__Available data__.
────────────────

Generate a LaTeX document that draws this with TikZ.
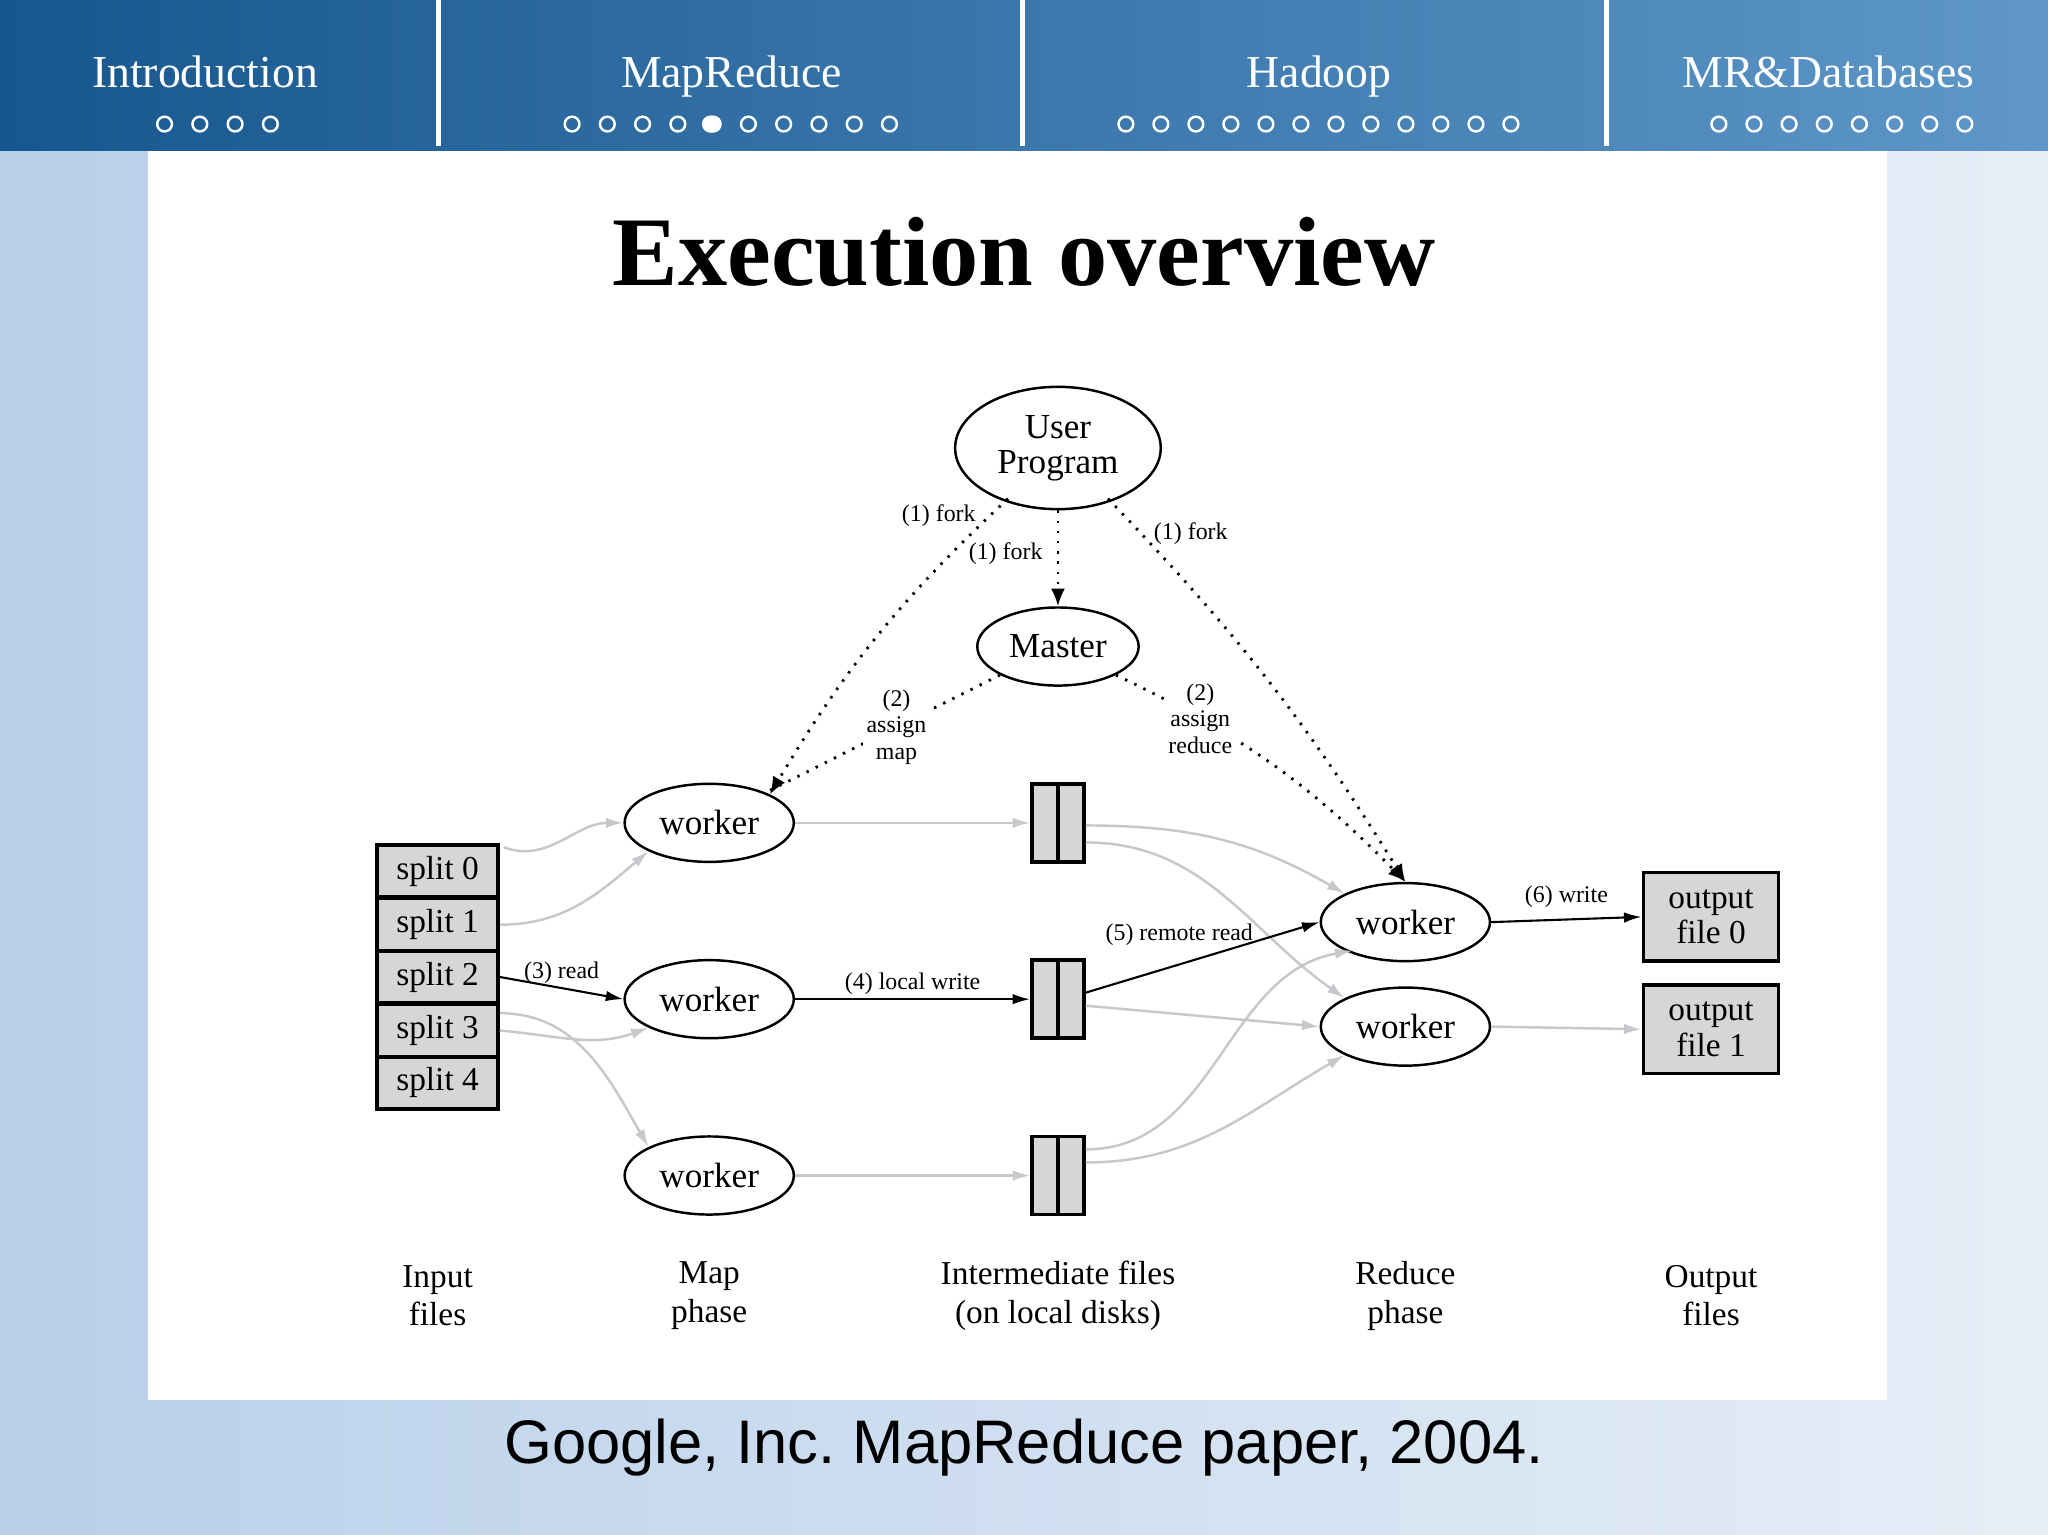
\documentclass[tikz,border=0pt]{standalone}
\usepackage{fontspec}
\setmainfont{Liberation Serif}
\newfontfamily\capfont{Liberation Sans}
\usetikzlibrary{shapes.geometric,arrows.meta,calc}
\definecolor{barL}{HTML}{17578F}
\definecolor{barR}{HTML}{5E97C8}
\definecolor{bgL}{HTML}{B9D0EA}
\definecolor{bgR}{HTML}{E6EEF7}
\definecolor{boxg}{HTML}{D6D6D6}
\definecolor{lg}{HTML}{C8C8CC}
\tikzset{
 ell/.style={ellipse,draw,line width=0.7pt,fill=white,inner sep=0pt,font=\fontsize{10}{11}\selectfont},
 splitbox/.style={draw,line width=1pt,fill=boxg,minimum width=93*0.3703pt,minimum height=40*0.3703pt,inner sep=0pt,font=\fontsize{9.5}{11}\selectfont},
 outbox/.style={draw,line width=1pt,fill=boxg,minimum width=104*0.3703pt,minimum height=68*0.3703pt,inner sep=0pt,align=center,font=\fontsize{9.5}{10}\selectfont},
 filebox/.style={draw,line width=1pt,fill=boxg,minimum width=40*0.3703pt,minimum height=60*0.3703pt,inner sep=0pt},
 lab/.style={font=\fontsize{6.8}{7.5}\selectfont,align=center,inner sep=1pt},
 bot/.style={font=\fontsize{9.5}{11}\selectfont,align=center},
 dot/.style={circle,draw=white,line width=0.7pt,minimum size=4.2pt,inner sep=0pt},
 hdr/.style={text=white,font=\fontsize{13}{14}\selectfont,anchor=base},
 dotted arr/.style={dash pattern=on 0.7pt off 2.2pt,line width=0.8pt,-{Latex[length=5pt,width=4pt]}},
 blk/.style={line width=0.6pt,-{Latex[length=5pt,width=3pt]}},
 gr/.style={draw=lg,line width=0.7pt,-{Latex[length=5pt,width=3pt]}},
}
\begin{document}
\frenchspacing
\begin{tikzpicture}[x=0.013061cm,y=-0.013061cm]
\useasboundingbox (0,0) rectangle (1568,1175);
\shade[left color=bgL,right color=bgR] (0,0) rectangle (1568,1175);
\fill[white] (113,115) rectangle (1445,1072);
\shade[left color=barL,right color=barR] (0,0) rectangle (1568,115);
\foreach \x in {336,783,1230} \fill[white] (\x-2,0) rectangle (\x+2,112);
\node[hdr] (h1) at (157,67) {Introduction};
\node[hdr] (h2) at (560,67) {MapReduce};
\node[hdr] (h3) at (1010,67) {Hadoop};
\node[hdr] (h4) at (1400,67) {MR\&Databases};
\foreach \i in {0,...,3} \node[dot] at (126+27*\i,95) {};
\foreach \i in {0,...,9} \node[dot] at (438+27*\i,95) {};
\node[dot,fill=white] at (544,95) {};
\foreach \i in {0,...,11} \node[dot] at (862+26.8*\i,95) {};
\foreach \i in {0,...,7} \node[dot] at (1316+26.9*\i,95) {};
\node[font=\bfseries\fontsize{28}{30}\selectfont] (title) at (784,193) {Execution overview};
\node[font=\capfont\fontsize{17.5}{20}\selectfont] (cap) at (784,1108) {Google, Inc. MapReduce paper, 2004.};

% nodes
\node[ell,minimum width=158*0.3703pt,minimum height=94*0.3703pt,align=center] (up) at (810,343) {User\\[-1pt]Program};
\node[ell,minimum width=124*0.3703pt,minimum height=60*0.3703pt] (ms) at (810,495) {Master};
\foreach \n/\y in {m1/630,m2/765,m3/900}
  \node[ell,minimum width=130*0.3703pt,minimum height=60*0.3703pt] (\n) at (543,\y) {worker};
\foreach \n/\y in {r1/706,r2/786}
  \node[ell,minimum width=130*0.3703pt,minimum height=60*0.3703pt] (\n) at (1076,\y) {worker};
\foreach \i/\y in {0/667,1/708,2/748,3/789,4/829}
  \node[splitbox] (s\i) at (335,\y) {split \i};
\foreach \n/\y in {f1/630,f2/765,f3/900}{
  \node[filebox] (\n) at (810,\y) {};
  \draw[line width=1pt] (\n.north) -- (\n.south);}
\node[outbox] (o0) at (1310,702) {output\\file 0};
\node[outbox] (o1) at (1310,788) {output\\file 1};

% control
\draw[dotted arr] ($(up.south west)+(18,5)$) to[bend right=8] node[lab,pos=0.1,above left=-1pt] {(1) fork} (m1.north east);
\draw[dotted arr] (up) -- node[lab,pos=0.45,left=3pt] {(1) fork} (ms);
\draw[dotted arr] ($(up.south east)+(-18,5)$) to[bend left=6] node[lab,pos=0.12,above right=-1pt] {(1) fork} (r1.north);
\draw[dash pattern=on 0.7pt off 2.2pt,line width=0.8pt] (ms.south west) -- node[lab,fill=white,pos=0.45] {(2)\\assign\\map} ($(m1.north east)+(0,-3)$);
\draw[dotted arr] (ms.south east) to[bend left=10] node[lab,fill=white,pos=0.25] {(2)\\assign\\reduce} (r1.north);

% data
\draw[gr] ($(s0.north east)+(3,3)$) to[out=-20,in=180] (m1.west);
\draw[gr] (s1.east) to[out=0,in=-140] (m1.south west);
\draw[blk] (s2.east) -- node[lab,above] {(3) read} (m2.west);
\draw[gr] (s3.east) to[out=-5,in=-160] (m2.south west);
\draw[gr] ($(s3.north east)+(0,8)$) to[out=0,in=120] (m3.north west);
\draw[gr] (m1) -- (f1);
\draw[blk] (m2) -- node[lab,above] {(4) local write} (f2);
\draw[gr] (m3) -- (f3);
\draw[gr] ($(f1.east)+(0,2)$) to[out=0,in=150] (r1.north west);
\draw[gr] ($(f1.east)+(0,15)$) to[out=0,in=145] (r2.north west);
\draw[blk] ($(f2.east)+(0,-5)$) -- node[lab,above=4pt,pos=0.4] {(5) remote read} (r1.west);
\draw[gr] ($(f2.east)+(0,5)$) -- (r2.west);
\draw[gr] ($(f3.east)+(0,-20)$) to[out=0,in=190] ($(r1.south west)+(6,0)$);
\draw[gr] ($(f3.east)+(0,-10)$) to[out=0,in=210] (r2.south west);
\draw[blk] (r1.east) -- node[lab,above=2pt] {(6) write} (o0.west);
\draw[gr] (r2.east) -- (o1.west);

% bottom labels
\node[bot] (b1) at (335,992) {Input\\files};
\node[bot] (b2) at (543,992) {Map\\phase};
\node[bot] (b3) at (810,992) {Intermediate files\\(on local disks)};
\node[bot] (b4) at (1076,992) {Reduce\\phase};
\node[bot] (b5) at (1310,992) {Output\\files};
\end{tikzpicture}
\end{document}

────────────────

Write the material out again exactly as it appears, dropping the pictures.

Generate a LaTeX document that draws this with TikZ.
\documentclass[tikz,border=0pt]{standalone}
\usepackage{fontspec}
\setmainfont{Liberation Serif}
\newfontfamily\capfont{Liberation Sans}
\usetikzlibrary{shapes.geometric,arrows.meta,calc}
\definecolor{barL}{HTML}{17578F}
\definecolor{barR}{HTML}{5E97C8}
\definecolor{bgL}{HTML}{B9D0EA}
\definecolor{bgR}{HTML}{E6EEF7}
\definecolor{boxg}{HTML}{D6D6D6}
\definecolor{lg}{HTML}{C8C8CC}
\tikzset{
 ell/.style={ellipse,draw,line width=0.7pt,fill=white,inner sep=0pt,font=\fontsize{10}{11}\selectfont},
 splitbox/.style={draw,line width=1pt,fill=boxg,minimum width=93*0.3703pt,minimum height=40*0.3703pt,inner sep=0pt,font=\fontsize{9.5}{11}\selectfont},
 outbox/.style={draw,line width=1pt,fill=boxg,minimum width=104*0.3703pt,minimum height=68*0.3703pt,inner sep=0pt,align=center,font=\fontsize{9.5}{10}\selectfont},
 filebox/.style={draw,line width=1pt,fill=boxg,minimum width=40*0.3703pt,minimum height=60*0.3703pt,inner sep=0pt},
 lab/.style={font=\fontsize{6.8}{7.5}\selectfont,align=center,inner sep=1pt},
 bot/.style={font=\fontsize{9.5}{11}\selectfont,align=center},
 dot/.style={circle,draw=white,line width=0.7pt,minimum size=4.2pt,inner sep=0pt},
 hdr/.style={text=white,font=\fontsize{13}{14}\selectfont,anchor=base},
 dotted arr/.style={dash pattern=on 0.7pt off 2.2pt,line width=0.8pt,-{Latex[length=5pt,width=4pt]}},
 blk/.style={line width=0.6pt,-{Latex[length=5pt,width=3pt]}},
 gr/.style={draw=lg,line width=0.7pt,-{Latex[length=5pt,width=3pt]}},
}
\begin{document}
\frenchspacing
\begin{tikzpicture}[x=0.013061cm,y=-0.013061cm]
\useasboundingbox (0,0) rectangle (1568,1175);
\shade[left color=bgL,right color=bgR] (0,0) rectangle (1568,1175);
\fill[white] (113,115) rectangle (1445,1072);
\shade[left color=barL,right color=barR] (0,0) rectangle (1568,115);
\foreach \x in {336,783,1230} \fill[white] (\x-2,0) rectangle (\x+2,112);
\node[hdr] (h1) at (157,67) {Introduction};
\node[hdr] (h2) at (560,67) {MapReduce};
\node[hdr] (h3) at (1010,67) {Hadoop};
\node[hdr] (h4) at (1400,67) {MR\&Databases};
\foreach \i in {0,...,3} \node[dot] at (126+27*\i,95) {};
\foreach \i in {0,...,9} \node[dot] at (438+27*\i,95) {};
\node[dot,fill=white] at (544,95) {};
\foreach \i in {0,...,11} \node[dot] at (862+26.8*\i,95) {};
\foreach \i in {0,...,7} \node[dot] at (1316+26.9*\i,95) {};
\node[font=\bfseries\fontsize{28}{30}\selectfont] (title) at (784,193) {Execution overview};
\node[font=\capfont\fontsize{17.5}{20}\selectfont] (cap) at (784,1108) {Google, Inc. MapReduce paper, 2004.};

% nodes
\node[ell,minimum width=158*0.3703pt,minimum height=94*0.3703pt,align=center] (up) at (810,343) {User\\[-1pt]Program};
\node[ell,minimum width=124*0.3703pt,minimum height=60*0.3703pt] (ms) at (810,495) {Master};
\foreach \n/\y in {m1/630,m2/765,m3/900}
  \node[ell,minimum width=130*0.3703pt,minimum height=60*0.3703pt] (\n) at (543,\y) {worker};
\foreach \n/\y in {r1/706,r2/786}
  \node[ell,minimum width=130*0.3703pt,minimum height=60*0.3703pt] (\n) at (1076,\y) {worker};
\foreach \i/\y in {0/667,1/708,2/748,3/789,4/829}
  \node[splitbox] (s\i) at (335,\y) {split \i};
\foreach \n/\y in {f1/630,f2/765,f3/900}{
  \node[filebox] (\n) at (810,\y) {};
  \draw[line width=1pt] (\n.north) -- (\n.south);}
\node[outbox] (o0) at (1310,702) {output\\file 0};
\node[outbox] (o1) at (1310,788) {output\\file 1};

% control
\draw[dotted arr] ($(up.south west)+(18,5)$) to[bend right=8] node[lab,pos=0.1,above left=-1pt] {(1) fork} (m1.north east);
\draw[dotted arr] (up) -- node[lab,pos=0.45,left=3pt] {(1) fork} (ms);
\draw[dotted arr] ($(up.south east)+(-18,5)$) to[bend left=6] node[lab,pos=0.12,above right=-1pt] {(1) fork} (r1.north);
\draw[dash pattern=on 0.7pt off 2.2pt,line width=0.8pt] (ms.south west) -- node[lab,fill=white,pos=0.45] {(2)\\assign\\map} ($(m1.north east)+(0,-3)$);
\draw[dotted arr] (ms.south east) to[bend left=10] node[lab,fill=white,pos=0.25] {(2)\\assign\\reduce} (r1.north);

% data
\draw[gr] ($(s0.north east)+(3,3)$) to[out=-20,in=180] (m1.west);
\draw[gr] (s1.east) to[out=0,in=-140] (m1.south west);
\draw[blk] (s2.east) -- node[lab,above] {(3) read} (m2.west);
\draw[gr] (s3.east) to[out=-5,in=-160] (m2.south west);
\draw[gr] ($(s3.north east)+(0,8)$) to[out=0,in=120] (m3.north west);
\draw[gr] (m1) -- (f1);
\draw[blk] (m2) -- node[lab,above] {(4) local write} (f2);
\draw[gr] (m3) -- (f3);
\draw[gr] ($(f1.east)+(0,2)$) to[out=0,in=150] (r1.north west);
\draw[gr] ($(f1.east)+(0,15)$) to[out=0,in=145] (r2.north west);
\draw[blk] ($(f2.east)+(0,-5)$) -- node[lab,above=4pt,pos=0.4] {(5) remote read} (r1.west);
\draw[gr] ($(f2.east)+(0,5)$) -- (r2.west);
\draw[gr] ($(f3.east)+(0,-20)$) to[out=0,in=190] ($(r1.south west)+(6,0)$);
\draw[gr] ($(f3.east)+(0,-10)$) to[out=0,in=210] (r2.south west);
\draw[blk] (r1.east) -- node[lab,above=2pt] {(6) write} (o0.west);
\draw[gr] (r2.east) -- (o1.west);

% bottom labels
\node[bot] (b1) at (335,992) {Input\\files};
\node[bot] (b2) at (543,992) {Map\\phase};
\node[bot] (b3) at (810,992) {Intermediate files\\(on local disks)};
\node[bot] (b4) at (1076,992) {Reduce\\phase};
\node[bot] (b5) at (1310,992) {Output\\files};
\end{tikzpicture}
\end{document}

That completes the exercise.